> [Set exercise]: Look below and pull out each line with the word "chart".

> [Data provided]:
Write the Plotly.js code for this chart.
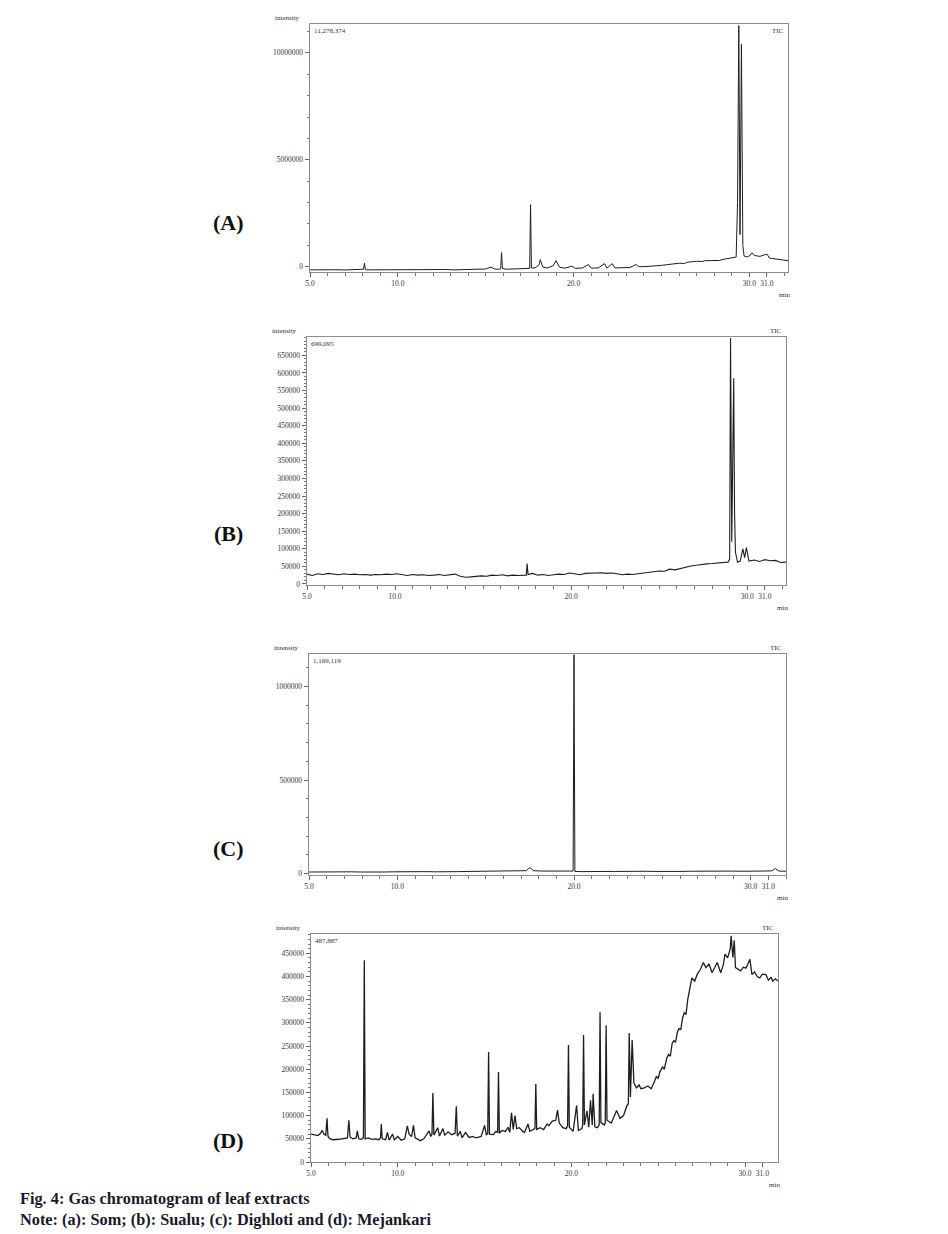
<!DOCTYPE html>
<html><head><meta charset="utf-8">
<script src="https://cdn.plot.ly/plotly-3.0.1.min.js"></script>
<style>html,body{margin:0;padding:0;background:#fff;}#chart{width:948px;height:1234px;}</style>
</head><body><div id="chart"></div>
<script>
// ---- Panel A: Som ----
const timeA = [5.0,5.5,6.0,6.5,7.0,7.5,8.0,8.05,8.1,8.15,8.2,8.7,9.2,9.7,10.2,10.7,11.2,11.7,12.2,12.7,13.2,13.7,14.2,14.7,15.0,15.3,15.5,15.8,15.85,15.9,15.95,16.2,16.6,17.0,17.4,17.5,17.55,17.6,17.8,18.05,18.1,18.25,18.5,18.85,19.0,19.2,19.5,19.9,20.1,20.5,20.85,21.0,21.4,21.76,21.9,22.2,22.35,22.8,23.2,23.55,23.7,24.0,24.5,25.0,25.3,25.5,26.0,26.3,26.5,27.0,27.3,27.5,28.0,28.3,28.5,29.0,29.25,29.33,29.4,29.47,29.55,29.63,29.7,29.85,30.0,30.15,30.3,30.6,31.0,31.15,31.5,32.0,32.2];
const intensityA = [-150000,-140000,-160000,-145000,-155000,-140000,-150000,-120000,170000,-130000,-150000,-145000,-160000,-140000,-150000,-155000,-140000,-150000,-145000,-135000,-150000,-130000,-140000,-120000,-110000,-20000,-110000,-120000,-100000,660000,-90000,-120000,-110000,-100000,-100000,-80000,2900000,-60000,-60000,100000,330000,-20000,-60000,50000,280000,-30000,-70000,20000,-80000,-60000,100000,-70000,-60000,140000,-70000,140000,-60000,-50000,-40000,100000,0,0,20000,60000,90000,110000,160000,150000,210000,250000,240000,280000,300000,290000,340000,400000,450000,3000000,11278374,1500000,10400000,1000000,500000,450000,500000,650000,520000,480000,590000,400000,350000,300000,280000];

// ---- Panel B: Sualu ----
const timeB = [5.0,5.3,5.6,5.9,6.2,6.5,6.8,7.1,7.4,7.7,8.0,8.3,8.6,8.9,9.2,9.5,9.8,10.1,10.4,10.7,11.0,11.3,11.6,11.9,12.2,12.5,12.8,13.1,13.4,13.7,14.0,14.3,14.6,14.9,15.2,15.5,15.8,16.1,16.4,16.7,17.0,17.3,17.45,17.5,17.55,17.8,18.1,18.4,18.7,19.0,19.3,19.6,19.9,20.2,20.5,20.8,21.1,21.4,21.7,22.0,22.3,22.6,22.9,23.2,23.5,23.8,24.1,24.4,24.7,25.0,25.3,25.6,25.9,26.2,26.5,26.8,27.1,27.4,27.7,28.0,28.3,28.6,28.9,29.0,29.05,29.12,29.18,29.23,29.28,29.33,29.45,29.6,29.75,29.85,29.95,30.1,30.4,30.7,31.0,31.3,31.6,31.9,32.2];
const intensityB = [28000,24000,29000,27000,30000,28000,26000,29000,27000,28000,26000,27000,25000,27000,26000,28000,27000,29000,26000,24000,27000,25000,26000,24000,25000,27000,24000,26000,28000,22000,19000,20000,22000,23000,22000,25000,24000,26000,23000,25000,24000,26000,25000,58000,27000,30000,25000,27000,24000,26000,28000,27000,31000,29000,26000,30000,31000,30000,32000,30000,31000,29000,26000,28000,27000,29000,31000,33000,35000,37000,36000,42000,40000,44000,48000,51000,53000,56000,57000,58000,60000,61000,62000,70000,699095,120000,330000,585000,200000,90000,62000,65000,100000,75000,103000,65000,68000,64000,69000,66000,67000,61000,62000];

// ---- Panel C: Dighloti ----
const timeC = [5.0,5.6,6.2,6.8,7.4,8.0,8.6,9.2,9.8,10.4,11.0,11.6,12.2,12.8,13.4,14.0,14.6,15.2,15.8,16.4,17.0,17.3,17.5,17.7,18.2,18.8,19.4,19.95,20.0,20.05,20.5,21.1,21.7,22.3,22.9,23.5,24.1,24.7,25.3,25.9,26.5,27.1,27.7,28.3,28.9,29.5,30.1,30.7,31.2,31.4,31.6,32.0];
const intensityC = [9000,10000,8000,9000,10000,9000,11000,9000,10000,11000,10000,11000,10000,12000,11000,12000,13000,14000,15000,13000,14000,16000,33000,16000,14000,15000,13000,14000,1169119,12000,11000,13000,12000,12000,13000,12000,13000,12000,14000,12000,13000,14000,12000,13000,14000,13000,12000,14000,15000,27000,14000,13000];

// ---- Panel D: Mejankari ----
const timeD = [5.0,5.2,5.4,5.55,5.65,5.75,5.85,5.92,5.98,6.1,6.3,6.6,6.9,7.1,7.18,7.25,7.4,7.6,7.67,7.75,7.9,8.02,8.07,8.12,8.3,8.5,8.7,8.9,9.0,9.05,9.1,9.3,9.4,9.5,9.7,9.8,10.0,10.2,10.4,10.55,10.65,10.8,10.9,11.0,11.3,11.5,11.8,11.9,11.97,12.02,12.08,12.3,12.4,12.6,12.7,12.9,13.1,13.3,13.37,13.43,13.6,13.7,13.9,14.1,14.3,14.5,14.8,15.0,15.1,15.18,15.23,15.28,15.5,15.65,15.75,15.8,15.85,16.0,16.2,16.35,16.45,16.55,16.65,16.75,16.85,17.0,17.2,17.3,17.5,17.6,17.8,17.9,17.95,18.0,18.2,18.4,18.6,18.7,18.9,19.1,19.2,19.3,19.5,19.7,19.78,19.83,19.88,20.1,20.3,20.4,20.6,20.65,20.7,20.75,20.9,21.0,21.1,21.2,21.25,21.35,21.5,21.6,21.65,21.7,21.9,21.95,22.0,22.05,22.3,22.6,22.8,23.0,23.2,23.28,23.33,23.4,23.5,23.6,23.75,23.9,24.0,24.2,24.4,24.6,24.8,24.9,25.0,25.1,25.25,25.35,25.5,25.6,25.7,25.8,25.9,26.0,26.1,26.2,26.3,26.4,26.5,26.6,26.7,26.8,26.94,27.1,27.25,27.43,27.6,27.75,27.93,28.1,28.25,28.4,28.6,28.75,28.85,29.0,29.15,29.2,29.3,29.38,29.45,29.6,29.75,29.9,30.05,30.17,30.28,30.4,30.55,30.7,30.85,31.0,31.2,31.35,31.5,31.6,31.75,31.9];
const intensityD = [60000,58000,57000,62000,68000,60000,58000,94000,55000,50000,48000,49000,50000,52000,90000,54000,50000,52000,67000,50000,49000,52000,435000,50000,52000,49000,50000,48000,52000,82000,50000,48000,64000,47000,60000,48000,55000,47000,50000,78000,60000,55000,79000,52000,46000,50000,67000,55000,60000,149000,58000,74000,56000,72000,58000,65000,59000,62000,120000,56000,66000,52000,64000,53000,55000,52000,55000,79000,58000,62000,237000,60000,59000,66000,64000,194000,62000,68000,66000,75000,64000,106000,70000,100000,72000,74000,66000,64000,82000,66000,70000,72000,168000,70000,74000,70000,82000,78000,88000,90000,112000,84000,74000,72000,78000,252000,75000,66000,122000,68000,72000,80000,274000,80000,110000,75000,133000,80000,147000,76000,74000,80000,323000,85000,80000,85000,295000,90000,84000,111000,94000,100000,122000,125000,278000,140000,263000,170000,160000,166000,158000,160000,164000,158000,175000,185000,180000,195000,205000,200000,225000,232000,228000,255000,262000,258000,280000,288000,285000,310000,322000,318000,350000,372000,397000,390000,405000,415000,430000,419000,427000,408000,420000,430000,408000,425000,448000,440000,460000,487887,441000,478000,419000,415000,412000,420000,418000,427000,437000,404000,410000,400000,397000,405000,404000,392000,398000,390000,395000,390000];

// tick labels
const xTickVals = [5, 10, 20, 30, 31];
const xTickText = ['5.0', '10.0', '20.0', '30.0', '31.0'];
const yTicksA = [0, 5000000, 10000000];
const yTicksB = [0,50000,100000,150000,200000,250000,300000,350000,400000,450000,500000,550000,600000,650000];
const yTicksC = [0, 500000, 1000000];
const yTicksD = [0,50000,100000,150000,200000,250000,300000,350000,400000,450000];
const maxLabels = ['11,278,374', '699,095', '1,169,119', '487,887'];
const panelLetters = ['(A)', '(B)', '(C)', '(D)'];
const captionLines = ['Fig. 4: Gas chromatogram of leaf extracts', 'Note: (a): Som; (b): Sualu; (c): Dighloti and (d): Mejankari'];

const W = 948, H = 1234;
const px = x => x / W, py = y => 1 - y / H;
const panels = [
  {box:[310,788,24,272], xr:[5,32.2], yr:[-250000,11350000], yt:yTicksA, ym:1000000, t:timeA, v:intensityA, lbl:222, tic:'in', lw:1},
  {box:[307,786,337,585], xr:[5,32.2], yr:[-3000,702000], yt:yTicksB, ym:10000, t:timeB, v:intensityB, lbl:533, tic:'out', lw:1.1},
  {box:[309,786,654,875], xr:[5,32.0], yr:[-7000,1173000], yt:yTicksC, ym:100000, t:timeC, v:intensityC, lbl:848, tic:'out', lw:1},
  {box:[311,778,934,1162], xr:[5,31.9], yr:[0,491600], yt:yTicksD, ym:10000, t:timeD, v:intensityD, lbl:1140, tic:'out', lw:1.3}
];

const tickFont = {family:'Liberation Serif', size:7.5, color:'#333'};
const data = [], layout = {width:W, height:H, margin:{l:0,r:0,t:0,b:0}, showlegend:false,
  paper_bgcolor:'#fff', plot_bgcolor:'#fff', annotations:[]};

panels.forEach((p, i) => {
  const n = i === 0 ? '' : String(i + 1);
  data.push({x:p.t, y:p.v, type:'scatter', mode:'lines', xaxis:'x'+n, yaxis:'y'+n,
    line:{color:'#1e1e1e', width:p.lw}, hoverinfo:'skip'});
  const [l, r, t, b] = p.box;
  const common = {showline:true, mirror:true, linecolor:'#8c8c8c', linewidth:1.4, showgrid:false, zeroline:false,
    ticks:'outside', ticklen:4, tickcolor:'#666', tickwidth:1, tickfont:tickFont, fixedrange:true};
  layout['xaxis'+n] = Object.assign({}, common, {domain:[px(l), px(r)], range:p.xr, anchor:'y'+n,
    tickmode:'array', tickvals:xTickVals, ticktext:xTickText,
    minor:{dtick:1, tick0:5, ticks:'outside', ticklen:3, tickcolor:'#777'}});
  layout['yaxis'+n] = Object.assign({}, common, {domain:[py(b), py(t)], range:p.yr, anchor:'x'+n,
    tickmode:'array', tickvals:p.yt, ticktext:p.yt.map(v => String(v)),
    minor:{dtick:p.ym, tick0:0, ticks:'outside', ticklen:2, tickcolor:'#777'}});
  const A = layout.annotations;
  const small = {family:'Liberation Serif', size:7, color:'#333'};
  A.push({xref:'paper', yref:'paper', x:px(l - 23), y:py(t - 6), text:'intensity', showarrow:false, font:small, xanchor:'center', yanchor:'middle'});
  A.push({xref:'paper', yref:'paper', x:px(l + 2), y:py(t + 7), text:maxLabels[i], showarrow:false, font:small, xanchor:'left', yanchor:'middle'});
  A.push({xref:'paper', yref:'paper', x:px(r - 2), y:p.tic === 'in' ? py(t + 7) : py(t - 6), text:'TIC', showarrow:false, font:small, xanchor:'right', yanchor:'middle'});
  A.push({xref:'paper', yref:'paper', x:px(r - 4), y:py(b + 23), text:'min', showarrow:false, font:small, xanchor:'center', yanchor:'middle'});
  A.push({xref:'paper', yref:'paper', x:px(228), y:py(p.lbl), text:'<b>'+panelLetters[i]+'</b>', showarrow:false,
    font:{family:'Liberation Serif', size:22, color:'#111'}, xanchor:'center', yanchor:'middle'});
});

captionLines.forEach((s, k) => {
  layout.annotations.push({xref:'paper', yref:'paper', x:px(18), y:py(1198 + k * 21), text:'<b>'+s+'</b>', showarrow:false,
    font:{family:'Liberation Serif', size:16.3, color:'#1a1a2a'}, xanchor:'left', yanchor:'middle'});
});

Plotly.newPlot('chart', data, layout, {staticPlot:true, displayModeBar:false});
</script></body></html>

> [Final result]:
Write the Plotly.js code for this chart.
<style>html,body{margin:0;padding:0;background:#fff;}#chart{width:948px;height:1234px;}</style>
</head><body><div id="chart"></div>
Plotly.newPlot('chart', data, layout, {staticPlot:true, displayModeBar:false});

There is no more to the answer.